The exact amount of connections, together with warning if the numbers are low, are logged early on on the life of a ShimmerCat process:
.info. 07:44:20,2018-10-17 M40023 Descriptor limits derived from rlimit : 12 visitor connections, 687 static files, 187 proxied connections .attent. 07:44:20,2018-10-17 M20003 Know this! Your file descriptor limit is too low, and because of your scrimpiness, kittens will wail and visitors will queue
Furthermore, whenever usage for any of the connection pools reaches their limit, operations with those file descriptors are queued.
Whenever handling real traffic, ShimmerCat employs transient workers, the number of which can
be controlled with the
shimmercat internet --worker-count 5 ...
Each worker can handle the number of simultenous connections posted in the message
M40023 anounces 12 visitor connections and there are five workers, it means a total of 60 open
connections from browsers and other user agents.
The qualifier transient is because by design these workers are short-lived, with optimal lifetimes of between one and two hours. We have made the workers transient for two reasons:
- To make it possible to refresh the configuration of the accelerator as frequently as needed, and
- to decrease any consequences from cumulative degradation ... we have a stringent test suite that help us prevent issues we have experienced in the past, but there it is good to have a fallback line.
Each worker is composed of two actuall processes in a so-called lane, with an active and a waiting process in each lane. Initially, the active member binds the configured server ports using SO_REUSEPORT. At a marked time which is independent for each lane, the active member of the pair enters programmed death (apoptosis), sending the bound listening sockets to the waiting process, which thus transits to active.
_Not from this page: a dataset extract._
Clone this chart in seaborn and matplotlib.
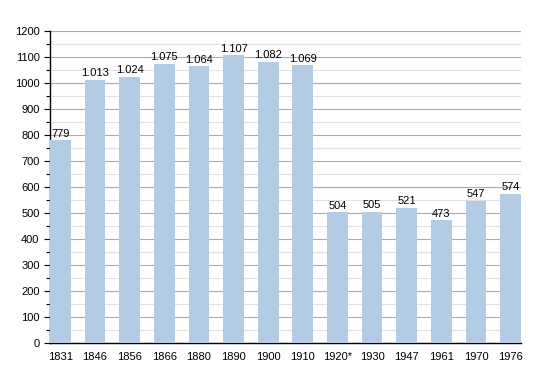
import matplotlib
matplotlib.use("Agg")
import matplotlib.pyplot as plt
from matplotlib.ticker import MultipleLocator
import seaborn as sns
import pandas as pd

years = ['1831', '1846', '1856', '1866', '1880', '1890', '1900', '1910',
         '1920*', '1930', '1947', '1961', '1970', '1976']
population = [779, 1013, 1024, 1075, 1064, 1107, 1082, 1069,
              504, 505, 521, 473, 547, 574]

df = pd.DataFrame({'year': years, 'pop': population})

sns.set_style('white')
plt.rcParams['font.family'] = ['Liberation Sans', 'DejaVu Sans']
plt.rcParams['text.color'] = 'black'
plt.rcParams['xtick.color'] = 'black'
plt.rcParams['ytick.color'] = 'black'

fig = plt.figure(figsize=(5.5, 3.73), dpi=100)
ax = fig.add_axes([50 / 550, 30 / 373, 471 / 550, 312 / 373])

sns.barplot(data=df, x='year', y='pop', color='#b3cbe5', saturation=1,
            width=0.6, linewidth=0, ax=ax, zorder=3)

# german style thousands separator
labels = [f'{v:,}'.replace(',', '.') for v in population]
ax.bar_label(ax.containers[0], labels=labels, fontsize=8, padding=1,
             color='black')

ax.set_ylim(0, 1200)
ax.set_xlim(-0.3, 13.3)
ax.yaxis.set_major_locator(MultipleLocator(100))
ax.yaxis.set_minor_locator(MultipleLocator(50))
ax.grid(axis='y', which='major', color='#aaaaaa', linewidth=0.8, zorder=0)
ax.grid(axis='y', which='minor', color='#e2e2e2', linewidth=0.8, zorder=0)
ax.set_axisbelow(True)

for s in ['top', 'right']:
    ax.spines[s].set_visible(False)
for s in ['left', 'bottom']:
    ax.spines[s].set_color('black')
    ax.spines[s].set_linewidth(1)

ax.tick_params(axis='y', which='both', left=True, direction='out',
               labelsize=8, length=4, width=0.8)
ax.tick_params(axis='y', which='minor', length=3)
ax.tick_params(axis='x', bottom=False, labelsize=8, pad=3)
ax.set_xlabel('')
ax.set_ylabel('')

fig.savefig('out.png', dpi=100)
To minimize disruptions, the process which is being terminated uses a grace period of a few seconds during
which network connections are progressively culled as they become idle.
The grace period duration is configurable (it's the entry
lazyClientsWait: ... in the
tweaks.yaml file inside the
scratch folder), and should be adjusted if you want to e.g. let very long file transfers go through the server.
After the grace period, the apoptotic process ends and the master replaces it by a new one, which enters the waiting state. From there the cycle repeats.
In-transit TLS handshakes
TLS handshakes are expensive, and a simple way to DDoS a server is to initiate a lot of them together. For that reason, ShimmerCat has used for several years the approach of allowing only a fixed number of TLS handshakes per IP address to be simulateously active, and timing them out if they take more than 3 seconds.
However, the timeout time of 3 seconds is a bit too short for mobile visitors accesing a site via a GPRS connection, e.g. from the Scandinavian Mountains. From qs-2590, we have increased the default timeout to 60 seconds.